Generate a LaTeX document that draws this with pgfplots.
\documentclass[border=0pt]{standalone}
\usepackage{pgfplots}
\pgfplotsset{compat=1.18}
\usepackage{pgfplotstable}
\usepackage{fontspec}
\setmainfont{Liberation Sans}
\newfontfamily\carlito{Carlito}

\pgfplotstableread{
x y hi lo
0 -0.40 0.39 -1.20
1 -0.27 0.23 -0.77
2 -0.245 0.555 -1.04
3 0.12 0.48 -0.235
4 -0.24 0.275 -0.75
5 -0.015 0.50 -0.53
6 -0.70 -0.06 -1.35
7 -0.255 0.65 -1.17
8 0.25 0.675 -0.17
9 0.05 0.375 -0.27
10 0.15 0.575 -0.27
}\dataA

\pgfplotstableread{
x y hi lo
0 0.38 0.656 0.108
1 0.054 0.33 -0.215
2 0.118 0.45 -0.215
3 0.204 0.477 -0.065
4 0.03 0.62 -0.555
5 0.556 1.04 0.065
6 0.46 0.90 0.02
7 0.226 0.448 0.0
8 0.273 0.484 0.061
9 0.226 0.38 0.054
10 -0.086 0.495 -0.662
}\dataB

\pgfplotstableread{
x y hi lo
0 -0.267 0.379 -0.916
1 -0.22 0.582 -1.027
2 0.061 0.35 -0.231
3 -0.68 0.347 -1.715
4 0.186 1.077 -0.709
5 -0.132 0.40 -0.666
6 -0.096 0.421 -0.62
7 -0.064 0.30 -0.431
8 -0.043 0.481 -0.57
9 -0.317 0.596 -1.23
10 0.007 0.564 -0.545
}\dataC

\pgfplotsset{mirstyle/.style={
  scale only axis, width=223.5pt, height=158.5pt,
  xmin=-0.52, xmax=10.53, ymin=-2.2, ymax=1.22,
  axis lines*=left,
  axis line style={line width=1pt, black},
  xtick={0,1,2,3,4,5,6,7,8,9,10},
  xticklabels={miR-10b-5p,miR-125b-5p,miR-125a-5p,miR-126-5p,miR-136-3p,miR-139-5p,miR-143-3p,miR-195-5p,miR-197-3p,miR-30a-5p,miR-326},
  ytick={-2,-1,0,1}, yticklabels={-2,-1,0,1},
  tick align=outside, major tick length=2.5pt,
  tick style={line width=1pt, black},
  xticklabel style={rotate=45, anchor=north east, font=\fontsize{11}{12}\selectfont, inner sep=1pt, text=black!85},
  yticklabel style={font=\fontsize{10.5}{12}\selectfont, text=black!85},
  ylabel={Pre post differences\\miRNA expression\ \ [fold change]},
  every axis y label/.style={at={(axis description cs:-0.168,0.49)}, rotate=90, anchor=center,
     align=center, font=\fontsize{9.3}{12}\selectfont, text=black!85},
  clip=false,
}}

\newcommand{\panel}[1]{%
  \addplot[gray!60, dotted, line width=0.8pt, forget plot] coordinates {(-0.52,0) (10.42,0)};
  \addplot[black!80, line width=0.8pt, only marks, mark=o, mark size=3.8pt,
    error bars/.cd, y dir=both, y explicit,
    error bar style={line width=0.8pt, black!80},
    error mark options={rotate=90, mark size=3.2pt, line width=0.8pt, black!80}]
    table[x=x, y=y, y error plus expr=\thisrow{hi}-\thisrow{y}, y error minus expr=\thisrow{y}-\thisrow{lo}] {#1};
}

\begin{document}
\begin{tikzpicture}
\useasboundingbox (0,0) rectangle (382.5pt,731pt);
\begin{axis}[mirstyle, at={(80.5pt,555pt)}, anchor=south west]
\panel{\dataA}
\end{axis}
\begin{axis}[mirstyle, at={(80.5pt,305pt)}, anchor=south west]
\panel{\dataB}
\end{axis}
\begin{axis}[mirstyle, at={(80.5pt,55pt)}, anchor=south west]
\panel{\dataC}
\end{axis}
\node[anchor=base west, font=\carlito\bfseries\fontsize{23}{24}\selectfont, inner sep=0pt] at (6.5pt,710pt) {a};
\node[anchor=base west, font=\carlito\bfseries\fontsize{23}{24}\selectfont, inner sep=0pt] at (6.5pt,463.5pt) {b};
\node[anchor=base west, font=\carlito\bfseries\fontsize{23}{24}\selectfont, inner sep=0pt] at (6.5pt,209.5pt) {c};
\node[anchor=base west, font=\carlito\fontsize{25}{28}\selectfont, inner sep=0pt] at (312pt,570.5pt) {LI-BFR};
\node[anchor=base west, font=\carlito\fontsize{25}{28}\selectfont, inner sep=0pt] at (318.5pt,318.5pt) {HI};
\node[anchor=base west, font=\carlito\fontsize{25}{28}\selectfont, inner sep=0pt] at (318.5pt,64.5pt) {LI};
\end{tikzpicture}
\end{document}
● ● ● ●
## Objective
Every line of the material must be returned exactly as it appears.

## Solution to this task
Generate a LaTeX document that draws this with pgfplots.
\documentclass[border=0pt]{standalone}
\usepackage{pgfplots}
\pgfplotsset{compat=1.18}
\usepackage{pgfplotstable}
\usepackage{fontspec}
\setmainfont{Liberation Sans}
\newfontfamily\carlito{Carlito}

\pgfplotstableread{
x y hi lo
0 -0.40 0.39 -1.20
1 -0.27 0.23 -0.77
2 -0.245 0.555 -1.04
3 0.12 0.48 -0.235
4 -0.24 0.275 -0.75
5 -0.015 0.50 -0.53
6 -0.70 -0.06 -1.35
7 -0.255 0.65 -1.17
8 0.25 0.675 -0.17
9 0.05 0.375 -0.27
10 0.15 0.575 -0.27
}\dataA

\pgfplotstableread{
x y hi lo
0 0.38 0.656 0.108
1 0.054 0.33 -0.215
2 0.118 0.45 -0.215
3 0.204 0.477 -0.065
4 0.03 0.62 -0.555
5 0.556 1.04 0.065
6 0.46 0.90 0.02
7 0.226 0.448 0.0
8 0.273 0.484 0.061
9 0.226 0.38 0.054
10 -0.086 0.495 -0.662
}\dataB

\pgfplotstableread{
x y hi lo
0 -0.267 0.379 -0.916
1 -0.22 0.582 -1.027
2 0.061 0.35 -0.231
3 -0.68 0.347 -1.715
4 0.186 1.077 -0.709
5 -0.132 0.40 -0.666
6 -0.096 0.421 -0.62
7 -0.064 0.30 -0.431
8 -0.043 0.481 -0.57
9 -0.317 0.596 -1.23
10 0.007 0.564 -0.545
}\dataC

\pgfplotsset{mirstyle/.style={
  scale only axis, width=223.5pt, height=158.5pt,
  xmin=-0.52, xmax=10.53, ymin=-2.2, ymax=1.22,
  axis lines*=left,
  axis line style={line width=1pt, black},
  xtick={0,1,2,3,4,5,6,7,8,9,10},
  xticklabels={miR-10b-5p,miR-125b-5p,miR-125a-5p,miR-126-5p,miR-136-3p,miR-139-5p,miR-143-3p,miR-195-5p,miR-197-3p,miR-30a-5p,miR-326},
  ytick={-2,-1,0,1}, yticklabels={-2,-1,0,1},
  tick align=outside, major tick length=2.5pt,
  tick style={line width=1pt, black},
  xticklabel style={rotate=45, anchor=north east, font=\fontsize{11}{12}\selectfont, inner sep=1pt, text=black!85},
  yticklabel style={font=\fontsize{10.5}{12}\selectfont, text=black!85},
  ylabel={Pre post differences\\miRNA expression\ \ [fold change]},
  every axis y label/.style={at={(axis description cs:-0.168,0.49)}, rotate=90, anchor=center,
     align=center, font=\fontsize{9.3}{12}\selectfont, text=black!85},
  clip=false,
}}

\newcommand{\panel}[1]{%
  \addplot[gray!60, dotted, line width=0.8pt, forget plot] coordinates {(-0.52,0) (10.42,0)};
  \addplot[black!80, line width=0.8pt, only marks, mark=o, mark size=3.8pt,
    error bars/.cd, y dir=both, y explicit,
    error bar style={line width=0.8pt, black!80},
    error mark options={rotate=90, mark size=3.2pt, line width=0.8pt, black!80}]
    table[x=x, y=y, y error plus expr=\thisrow{hi}-\thisrow{y}, y error minus expr=\thisrow{y}-\thisrow{lo}] {#1};
}

\begin{document}
\begin{tikzpicture}
\useasboundingbox (0,0) rectangle (382.5pt,731pt);
\begin{axis}[mirstyle, at={(80.5pt,555pt)}, anchor=south west]
\panel{\dataA}
\end{axis}
\begin{axis}[mirstyle, at={(80.5pt,305pt)}, anchor=south west]
\panel{\dataB}
\end{axis}
\begin{axis}[mirstyle, at={(80.5pt,55pt)}, anchor=south west]
\panel{\dataC}
\end{axis}
\node[anchor=base west, font=\carlito\bfseries\fontsize{23}{24}\selectfont, inner sep=0pt] at (6.5pt,710pt) {a};
\node[anchor=base west, font=\carlito\bfseries\fontsize{23}{24}\selectfont, inner sep=0pt] at (6.5pt,463.5pt) {b};
\node[anchor=base west, font=\carlito\bfseries\fontsize{23}{24}\selectfont, inner sep=0pt] at (6.5pt,209.5pt) {c};
\node[anchor=base west, font=\carlito\fontsize{25}{28}\selectfont, inner sep=0pt] at (312pt,570.5pt) {LI-BFR};
\node[anchor=base west, font=\carlito\fontsize{25}{28}\selectfont, inner sep=0pt] at (318.5pt,318.5pt) {HI};
\node[anchor=base west, font=\carlito\fontsize{25}{28}\selectfont, inner sep=0pt] at (318.5pt,64.5pt) {LI};
\end{tikzpicture}
\end{document}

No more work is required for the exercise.